How to Build Your Professional Brand

How to Build Your Professional Brand

Have you thought about your professional brand, about how you get labeled in a few words?  Businesses shape their brands.  So should you.

Your Strengths and Interests.

Think first about career related things you are good at, that you are passionate about, that come naturally to you.  Then, ask a friend what they see as your distinguishing characteristics.   Consolidate their and your answers into a short-list.  Now, use this consolidated list to create a brief yet powerful description: great negotiator, strong leader, determined problem-solver, etc.  Overlay these behavioral elements with specific skills, knowledge and experience descriptors like: efficient python coder, strong sales skills, knows so much about __.  These are the seeds of your brand.  Next, grow them and show them – for example, in your resume or during an interview.

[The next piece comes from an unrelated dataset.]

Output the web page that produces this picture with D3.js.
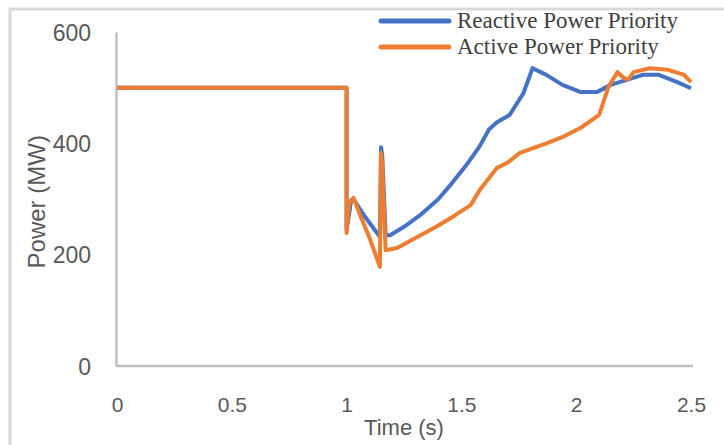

Demonstrating Strengths and Interests.

Do things outside of your studies to reinforce this image, both its substance and perception, for example: serving in leadership positions in clubs/societies, publishing or blogging, giving presentations, engaging in volunteer work, focusing your posts on LinkedIn/Facebook/Twitter, etc.  These individual things come together to build a mosaic that is your professional brand.  Recruiters see this mosaic, and know when it’s missing.  Help them see it better by using recognizable keywords and concrete outcomes matching your brand on your LinkedIn page or in an interview.

Emphasizing Cleantech.

If you’re pursuing a job or internship in sustainable energy, then the product of the above needs to reflect that.  Let’s say, for example, that you want to get into solar project finance and you are an economics major.  Taking inventory of your strengths and interests presumably identifies the following characteristics and behaviors:   enjoys financial and cost analysis, loves to read and learn about solar technology developments, thinks about making processes more efficient, makes money by investing.  Then, you should be taking action proving that you actually do these things, that this is where you are putting your time — member of an energy club, financial officer of any club, internship and coursework involving finance/accounting, researched and/or published an article on the future of community solar, microgrids and/or utility scale solar.   These are the things on a resume or Linkedin page that project the brand of future solar project finance person!

Odds are, you’re getting labeled. Why not make sure you’re the one who’s shaping it?